The debate between Wogaman and Bethke-Elshtain on Feb. 1 at the church on North Michigan Avenue and Delaware Place drew more than 800 people and a camera crew from ABC’s “Nightline,” which two nights later featured the evening and a follow-up interview of the pair by host Ted Koppel.

The following is a brief excerpt taken from the remarks by each speaker during the 90-minute forum.

Bethke-Elshtain: “(For) pastor Wogaman our choices are either generous-spiritedness or to become increasingly hard-hearted. . . . (But evoking) love constantly in a public context can often invite a kind of non-discrimination, a terminal affability. In the religious world, this leads to religious sentimentality, and easily turns platitudinous. . . .

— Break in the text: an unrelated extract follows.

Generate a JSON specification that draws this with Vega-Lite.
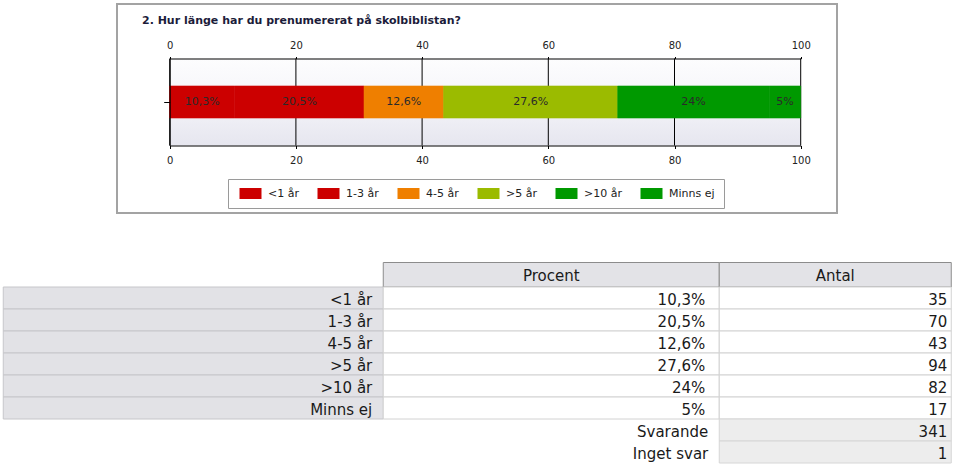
{
  "$schema": "https://vega.github.io/schema/vega-lite/v6.json",
  "background": "white",
  "padding": {"left": 2, "top": 3, "right": 0, "bottom": 0},
  "spacing": 48,
  "center": true,
  "config": {
    "view": {"stroke": null},
    "font": "DejaVu Sans",
    "text": {"font": "DejaVu Sans"}
  },
  "datasets": {
    "svar": [
      {"kat": "<1 år", "ord": 1, "pct": 10.3, "procent": "10,3%", "antal": 35},
      {"kat": "1-3 år", "ord": 2, "pct": 20.5, "procent": "20,5%", "antal": 70},
      {"kat": "4-5 år", "ord": 3, "pct": 12.6, "procent": "12,6%", "antal": 43},
      {"kat": ">5 år", "ord": 4, "pct": 27.6, "procent": "27,6%", "antal": 94},
      {"kat": ">10 år", "ord": 5, "pct": 24, "procent": "24%", "antal": 82},
      {"kat": "Minns ej", "ord": 6, "pct": 5, "procent": "5%", "antal": 17}
    ],
    "summa": [
      {"kat": "Svarande", "antal": 341},
      {"kat": "Inget svar", "antal": 1}
    ]
  },
  "resolve": {"scale": {"color": "independent", "stroke": "independent"}, "legend": {"color": "independent"}},
  "vconcat": [
    {
      "width": 720,
      "height": 209,
      "view": {"stroke": "#a3a3a3", "strokeWidth": 2, "fill": "white"},
      "title": {
        "text": "2. Hur länge har du prenumererat på skolbiblistan?",
        "anchor": "start",
        "frame": "group",
        "offset": -31,
        "dx": 25,
        "baseline": "alphabetic",
        "font": "DejaVu Sans",
        "fontSize": 11,
        "fontWeight": "bold",
        "color": "#1c1c3a"
      },
      "encoding": {
        "y": {
          "datum": "Q",
          "type": "nominal",
          "scale": {"type": "band", "range": [54.5, 141.5], "paddingInner": 0, "paddingOuter": 0},
          "axis": {"orient": "left", "offset": -52.7, "labels": false, "title": null, "tickSize": 6, "domainColor": "#000000", "tickColor": "#000000", "grid": false, "zindex": 1}
        }
      },
      "layer": [
        {
          "data": {"values": [{}]},
          "mark": {
            "type": "rect",
            "fill": {
              "gradient": "linear", "x1": 0, "y1": 0, "x2": 0, "y2": 1,
              "stops": [
                {"offset": 0, "color": "#fdfdfe"},
                {"offset": 0.5, "color": "#f4f4f9"},
                {"offset": 1, "color": "#e6e6ef"}
              ]
            }
          },
          "encoding": {
            "x": {
              "datum": 0,
              "type": "quantitative",
              "scale": {"domain": [0, 100], "range": [52.7, 683.7], "nice": false, "zero": false},
              "axis": {"orient": "bottom", "offset": -67.5, "values": [0, 20, 40, 60, 80, 100], "tickSize": 3, "labelPadding": 7, "domainColor": "#000000", "tickColor": "#000000", "labelColor": "#222222", "labelFont": "DejaVu Sans", "labelFontSize": 10, "labelFlush": false, "labelOverlap": false, "title": null, "grid": false, "zindex": 1}
            },
            "x2": {"datum": 100}
          }
        },
        {
          "data": {"values": [{"v": 0}, {"v": 20}, {"v": 40}, {"v": 60}, {"v": 80}, {"v": 100}]},
          "mark": {"type": "tick", "orient": "vertical", "size": 87, "thickness": 1, "color": "#000000", "opacity": 1},
          "encoding": {
            "x": {
              "field": "v",
              "type": "quantitative",
              "scale": {"domain": [0, 100], "range": [52.7, 683.7], "nice": false, "zero": false},
              "axis": {"orient": "top", "offset": -54.5, "values": [0, 20, 40, 60, 80, 100], "tickSize": 2, "labelPadding": 6, "domainColor": "#000000", "tickColor": "#000000", "labelColor": "#222222", "labelFont": "DejaVu Sans", "labelFontSize": 10, "labelFlush": false, "labelOverlap": false, "title": null, "grid": false, "zindex": 1}
            }
          }
        },
        {
          "data": {"name": "svar"},
          "mark": {"type": "bar", "size": 32, "strokeWidth": 0.6},
          "encoding": {
            "x": {
              "field": "pct",
              "type": "quantitative",
              "stack": "zero",
              "scale": {"domain": [0, 100], "range": [52.7, 683.7], "nice": false, "zero": false},
              "axis": null
            },
            "color": {
              "field": "kat",
              "type": "nominal",
              "scale": {
                "domain": ["<1 år", "1-3 år", "4-5 år", ">5 år", ">10 år", "Minns ej"],
                "range": ["#cc0000", "#cc0000", "#ef7f00", "#9bbb00", "#009900", "#009900"]
              },
              "legend": {
                "orient": "none",
                "legendX": 111,
                "legendY": 175,
                "direction": "horizontal",
                "title": null,
                "symbolType": "M-2,-1H2V1H-2Z",
                "symbolSize": 121,
                "symbolStrokeWidth": 0,
                "symbolOpacity": 1,
                "symbolOffset": 8,
                "labelOffset": 12,
                "labelFont": "DejaVu Sans",
                "labelFontSize": 11,
                "labelColor": "#222222",
                "columnPadding": 16,
                "padding": 9,
                "strokeColor": "#9a9a9a",
                "fillColor": "white"
              }
            },
            "stroke": {
              "field": "kat",
              "type": "nominal",
              "scale": {
                "domain": ["<1 år", "1-3 år", "4-5 år", ">5 år", ">10 år", "Minns ej"],
                "range": ["#cc0000", "#cc0000", "#ef7f00", "#9bbb00", "#009900", "#009900"]
              },
              "legend": null
            },
            "order": {"field": "ord", "type": "quantitative"}
          }
        },
        {
          "data": {"name": "svar"},
          "mark": {"type": "text", "fontSize": 11, "font": "DejaVu Sans", "color": "#2a2a2a", "baseline": "middle"},
          "encoding": {
            "x": {
              "field": "pct",
              "type": "quantitative",
              "stack": "zero",
              "bandPosition": 0.5,
              "scale": {"domain": [0, 100], "range": [52.7, 683.7], "nice": false, "zero": false},
              "axis": null
            },
            "detail": {"field": "kat", "type": "nominal"},
            "order": {"field": "ord", "type": "quantitative"},
            "text": {"field": "procent", "type": "nominal"}
          }
        }
      ],
      "resolve": {"axis": {"x": "independent"}}
    },
    {
      "spacing": 0,
      "bounds": "flush",
      "hconcat": [
        {
          "width": 380,
          "height": 201,
          "data": {"name": "svar"},
          "encoding": {
            "y": {
              "field": "kat",
              "type": "nominal",
              "scale": {"domain": ["<1 år", "1-3 år", "4-5 år", ">5 år", ">10 år", "Minns ej", "Svarande", "Inget svar"], "range": [25, 201], "paddingInner": 0, "paddingOuter": 0},
              "axis": null
            }
          },
          "layer": [
            {"mark": {"type": "rect", "fill": "#e2e2e6", "stroke": "#c6c6ca", "strokeWidth": 1}},
            {
              "mark": {"type": "text", "align": "right", "baseline": "middle", "dx": -11, "dy": 2, "fontSize": 15, "font": "DejaVu Sans", "color": "#1a1a1a"},
              "encoding": {"x": {"value": "width"}, "text": {"field": "kat", "type": "nominal"}}
            }
          ]
        },
        {
          "width": 336,
          "height": 201,
          "layer": [
            {
              "data": {"values": [{"rubrik": "Procent"}]},
              "encoding": {
                "y": {"field": "rubrik", "type": "nominal", "scale": {"range": [0.5, 25], "paddingInner": 0, "paddingOuter": 0}, "axis": null}
              },
              "layer": [
                {"mark": {"type": "rect", "fill": "#e3e3e7", "stroke": "#8c8c8c", "strokeWidth": 1}},
                {
                  "mark": {"type": "text", "baseline": "middle", "dy": 1, "fontSize": 15, "font": "DejaVu Sans", "color": "#1a1a1a"},
                  "encoding": {"text": {"field": "rubrik", "type": "nominal"}}
                }
              ]
            },
            {
              "data": {"name": "svar"},
              "encoding": {
                "y": {
                  "field": "kat",
                  "type": "nominal",
                  "scale": {"domain": ["<1 år", "1-3 år", "4-5 år", ">5 år", ">10 år", "Minns ej", "Svarande", "Inget svar"], "range": [25, 201], "paddingInner": 0, "paddingOuter": 0},
                  "axis": null
                }
              },
              "layer": [
                {"mark": {"type": "rect", "fill": "white", "stroke": "#d2d2d2", "strokeWidth": 1}},
                {
                  "mark": {"type": "text", "align": "right", "baseline": "middle", "dx": -14, "dy": 2, "fontSize": 15, "font": "DejaVu Sans", "color": "#1a1a1a"},
                  "encoding": {"x": {"value": "width"}, "text": {"field": "procent", "type": "nominal"}}
                }
              ]
            },
            {
              "data": {"name": "summa"},
              "mark": {"type": "text", "align": "right", "baseline": "middle", "dx": -11, "dy": 2, "fontSize": 15, "font": "DejaVu Sans", "color": "#1a1a1a"},
              "encoding": {
                "y": {
                  "field": "kat",
                  "type": "nominal",
                  "scale": {"domain": ["<1 år", "1-3 år", "4-5 år", ">5 år", ">10 år", "Minns ej", "Svarande", "Inget svar"], "range": [25, 201], "paddingInner": 0, "paddingOuter": 0},
                  "axis": null
                },
                "x": {"value": "width"},
                "text": {"field": "kat", "type": "nominal"}
              }
            }
          ],
          "resolve": {"scale": {"y": "independent"}}
        },
        {
          "width": 232,
          "height": 201,
          "layer": [
            {
              "data": {"values": [{"rubrik": "Antal"}]},
              "encoding": {
                "y": {"field": "rubrik", "type": "nominal", "scale": {"range": [0.5, 25], "paddingInner": 0, "paddingOuter": 0}, "axis": null}
              },
              "layer": [
                {"mark": {"type": "rect", "fill": "#e3e3e7", "stroke": "#8c8c8c", "strokeWidth": 1}},
                {
                  "mark": {"type": "text", "baseline": "middle", "dy": 1, "fontSize": 15, "font": "DejaVu Sans", "color": "#1a1a1a"},
                  "encoding": {"text": {"field": "rubrik", "type": "nominal"}}
                }
              ]
            },
            {
              "data": {"name": "svar"},
              "encoding": {
                "y": {
                  "field": "kat",
                  "type": "nominal",
                  "scale": {"domain": ["<1 år", "1-3 år", "4-5 år", ">5 år", ">10 år", "Minns ej", "Svarande", "Inget svar"], "range": [25, 201], "paddingInner": 0, "paddingOuter": 0},
                  "axis": null
                }
              },
              "layer": [
                {"mark": {"type": "rect", "fill": "white", "stroke": "#d2d2d2", "strokeWidth": 1}},
                {
                  "mark": {"type": "text", "align": "right", "baseline": "middle", "dx": -4, "dy": 2, "fontSize": 15, "font": "DejaVu Sans", "color": "#1a1a1a"},
                  "encoding": {"x": {"value": "width"}, "text": {"field": "antal", "type": "quantitative"}}
                }
              ]
            },
            {
              "data": {"name": "summa"},
              "encoding": {
                "y": {
                  "field": "kat",
                  "type": "nominal",
                  "scale": {"domain": ["<1 år", "1-3 år", "4-5 år", ">5 år", ">10 år", "Minns ej", "Svarande", "Inget svar"], "range": [25, 201], "paddingInner": 0, "paddingOuter": 0},
                  "axis": null
                }
              },
              "layer": [
                {"mark": {"type": "rect", "fill": "#ededed", "stroke": "#d6d6d6", "strokeWidth": 1}},
                {
                  "mark": {"type": "text", "align": "right", "baseline": "middle", "dx": -4, "dy": 2, "fontSize": 15, "font": "DejaVu Sans", "color": "#1a1a1a"},
                  "encoding": {"x": {"value": "width"}, "text": {"field": "antal", "type": "quantitative"}}
                }
              ]
            }
          ],
          "resolve": {"scale": {"y": "independent"}}
        }
      ]
    }
  ]
}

“The God professed by many Americans is preeminently, if not exclusively, a god of love. To many others, God is preeminently, if not exclusively, a god of righteousness and justice.

“I asked my Jewish husband if he thought of God primarily in terms of love, and he said, `No, you Christians did that. Yahweh is a god of justice, of righteousness, of the law. This is what I learned in Torah school.’

“But Christians too are subject to that God, a god who is merciful and just, righteous and the font of grace and forgiveness. So it is not–it cannot be–healing versus malice, anger and judgment.”

Wogaman: “A religious perspective can help us see and respect the humanity in others. . . . Many of the president’s critics have treated him with utter disdain, with utter contempt, totally ignoring any shred of goodness in his character or particle of wisdom in his leadership.

“How many of us would like to have our worst flaws used to define who we really are? In fact, while the president’s policies are open to legitimate debate in the normal flow of public life, there is no question in my mind that there is much goodness in this man’s life and character.”